> [Data supplied]:

=-=-=

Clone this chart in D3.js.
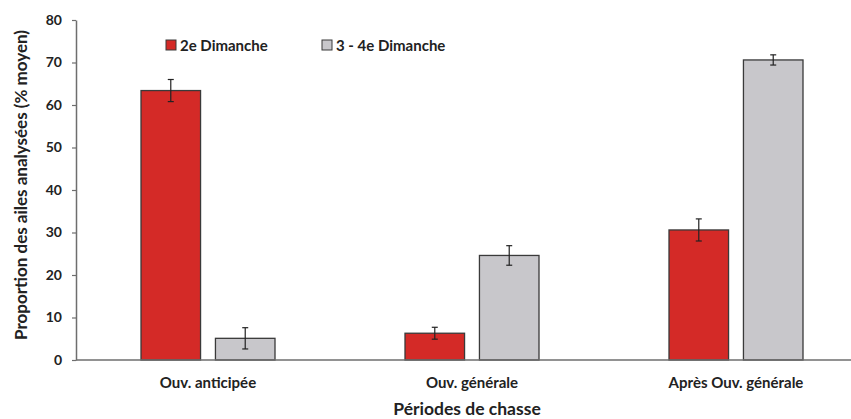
<!DOCTYPE html>
<html>
<head>
<meta charset="utf-8">
<script src="https://cdn.jsdelivr.net/npm/d3@7"></script>
<style>
  body { margin: 0; background: #fff; }
  svg text { font-family: Lato, "Open Sans", sans-serif; font-weight: bold; fill: #222; }
</style>
</head>
<body>
<div id="chart"></div>
<script>
//Données
const categories = ['Ouv. anticipée', 'Ouv. générale', 'Après Ouv. générale'];
const series = ['2e Dimanche', '3 - 4e Dimanche'];
const valDim2 = [63.4, 6.3, 30.6];
const errDim2 = [2.6, 1.4, 2.6];
const valDim34 = [5.1, 24.6, 70.6];
const errDim34 = [2.5, 2.3, 1.2];
const yTicks = [0, 10, 20, 30, 40, 50, 60, 70, 80];

//Colores
const COLOR_RED = '#D42A27', COLOR_GREY = '#C8C7CB', COLOR_STROKE = '#3a3a3a';

const W = 851, H = 419;
const margin = {top: 20, right: 0, bottom: 59, left: 76};

let svg = d3.select('#chart').append('svg')
    .attr('width', W).attr('height', H);

let y = d3.scaleLinear().domain([0, 80]).range([H - margin.bottom, margin.top]);

//Bandes de catégories (la dernière déborde à droite, comme l'original)
let x0 = d3.scaleBand().domain(categories).range([margin.left, margin.left + 3 * 264]).paddingInner(0).paddingOuter(0);
let x1 = d3.scaleBand().domain(series).range([-67, 67]).paddingInner(0.2).paddingOuter(0);

let rows = [];
categories.forEach(function(c, i) {
    rows.push({cat: c, s: series[0], v: valDim2[i], e: errDim2[i], color: COLOR_RED});
    rows.push({cat: c, s: series[1], v: valDim34[i], e: errDim34[i], color: COLOR_GREY});
});

function cx(d) { return x0(d.cat) + x0.bandwidth() / 2 + x1(d.s); }

svg.append('g').selectAll('rect')
    .data(rows).enter().append('rect')
    .attr('x', cx)
    .attr('y', d => y(d.v))
    .attr('width', x1.bandwidth())
    .attr('height', d => y(0) - y(d.v))
    .attr('fill', d => d.color)
    .attr('stroke', COLOR_STROKE)
    .attr('stroke-width', 1.3);

//Barres d'erreur
let eb = svg.append('g').attr('stroke', '#222').attr('stroke-width', 1.2);
rows.forEach(function(d) {
    let mx = cx(d) + x1.bandwidth() / 2;
    eb.append('line').attr('x1', mx).attr('x2', mx).attr('y1', y(d.v + d.e)).attr('y2', y(d.v - d.e));
    eb.append('line').attr('x1', mx - 3).attr('x2', mx + 3).attr('y1', y(d.v + d.e)).attr('y2', y(d.v + d.e));
    eb.append('line').attr('x1', mx - 3).attr('x2', mx + 3).attr('y1', y(d.v - d.e)).attr('y2', y(d.v - d.e));
});

//Axe Y
let yAxis = svg.append('g')
    .attr('transform', 'translate(' + margin.left + ',0)')
    .call(d3.axisLeft(y).tickValues(yTicks).tickSize(4).tickPadding(10).tickSizeOuter(0));
yAxis.select('.domain').attr('stroke', '#6e6e6e').attr('stroke-width', 1.5);
yAxis.selectAll('.tick line').attr('stroke', '#6e6e6e').attr('stroke-width', 1.2);
yAxis.selectAll('.tick text').style('font-size', '14px').attr('fill', '#333');

//Axe X
svg.append('line')
    .attr('x1', margin.left).attr('x2', W)
    .attr('y1', y(0)).attr('y2', y(0))
    .attr('stroke', '#6e6e6e').attr('stroke-width', 1.5);

svg.append('g').selectAll('text')
    .data(categories).enter().append('text')
    .attr('x', d => x0(d) + x0.bandwidth() / 2)
    .attr('y', 388)
    .attr('text-anchor', 'middle')
    .style('font-size', '15px')
    .text(d => d);

//Titres
svg.append('text')
    .attr('x', 467).attr('y', 415)
    .attr('text-anchor', 'middle')
    .style('font-size', '17.5px')
    .text('Périodes de chasse');

svg.append('text')
    .attr('transform', 'translate(27,' + 185 + ') rotate(-90)')
    .attr('text-anchor', 'middle')
    .style('font-size', '17px')
    .text('Proportion des ailes analysées (% moyen)');

//Légende
let legX = [166, 322];
let leg = svg.append('g');
series.forEach(function(s, i) {
    leg.append('rect')
        .attr('x', legX[i]).attr('y', 40)
        .attr('width', 10).attr('height', 10)
        .attr('fill', i === 0 ? COLOR_RED : COLOR_GREY)
        .attr('stroke', COLOR_STROKE).attr('stroke-width', 1);
    leg.append('text')
        .attr('x', legX[i] + 14).attr('y', 51)
        .style('font-size', '15px')
        .text(s);
});
</script>
</body>
</html>
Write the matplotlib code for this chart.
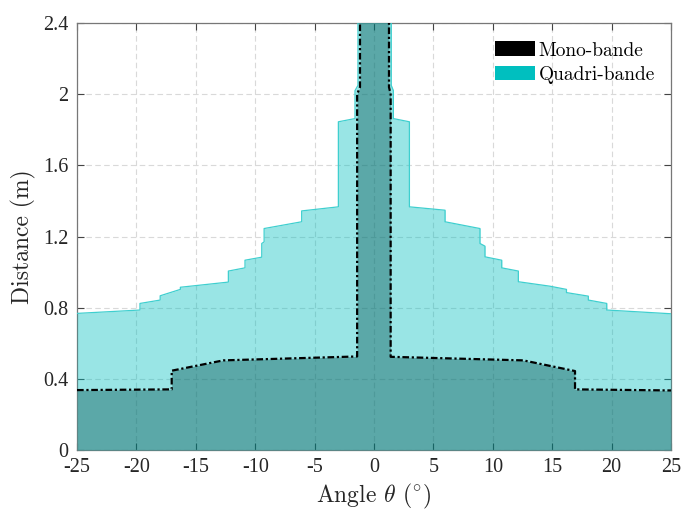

=-=-=

> [Work required]: Your task is to repeat the opening line of the entries above and each line after it, ending with the line that has "let y = d3.scaleLinear().domain([0, 80]).range([H". Do not include the pictures.

> [Result of the exercise]:
Clone this chart in D3.js.
<!DOCTYPE html>
<html>
<head>
<meta charset="utf-8">
<script src="https://cdn.jsdelivr.net/npm/d3@7"></script>
<style>
  body { margin: 0; background: #fff; }
  svg text { font-family: Lato, "Open Sans", sans-serif; font-weight: bold; fill: #222; }
</style>
</head>
<body>
<div id="chart"></div>
<script>
//Données
const categories = ['Ouv. anticipée', 'Ouv. générale', 'Après Ouv. générale'];
const series = ['2e Dimanche', '3 - 4e Dimanche'];
const valDim2 = [63.4, 6.3, 30.6];
const errDim2 = [2.6, 1.4, 2.6];
const valDim34 = [5.1, 24.6, 70.6];
const errDim34 = [2.5, 2.3, 1.2];
const yTicks = [0, 10, 20, 30, 40, 50, 60, 70, 80];

//Colores
const COLOR_RED = '#D42A27', COLOR_GREY = '#C8C7CB', COLOR_STROKE = '#3a3a3a';

const W = 851, H = 419;
const margin = {top: 20, right: 0, bottom: 59, left: 76};

let svg = d3.select('#chart').append('svg')
    .attr('width', W).attr('height', H);

let y = d3.scaleLinear().domain([0, 80]).range([H - margin.bottom, margin.top]);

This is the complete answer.